One of the big risks of marketing to women is the possibility of turning a popular brew into a "chick beer," one no self-respecting Canadian guys' guy would drink. (This began to happen to Coors Light a few years back when the company tried woman-friendly commercials, says Palmer. "It just never went anywhere. Then they went back to courting men with their T&A ads, which have worked really well over the last few years.")
Some brands, including many imports and micro-brews, which are extremely popular among women, have attempted to keep their advertising gender-neutral -- focusing on the product rather than the consumer. Others are experimenting, though trepidatiously, with incorporating women as active players into their light and low-carb beer ads in particular. "What we're attempting to show over time," says Les Hine, marketing director for Molson, "is men and women interacting as friends and equals -- just a bunch of people out there having a good time."
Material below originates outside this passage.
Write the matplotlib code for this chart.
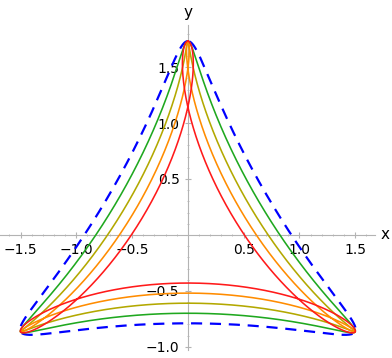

But don't expect to see an ad featuring a bunch of women sitting on a dock, listening to Sarah McLachlan and guzzling Bud anytime soon. "It wouldn't make sense," says Teresa Cascioli, president and CEO of Lakeport Brewing Co. (and the country's only top female beer executive), whose brand is among the four top domestic sellers in Ontario. "You have to ask, where are you best using marketing dollars? We're catering to the guy who likes to pound them back and, like it or not, he likes to see the babes and bikinis. That's the reality of the business we're in." Which pretty much means the only way for beer to become an equal-opportunity beverage -- like coffee, gin and most other drinks under the sun -- is men are going to have to learn to sip. Or women are going to have to start chugging.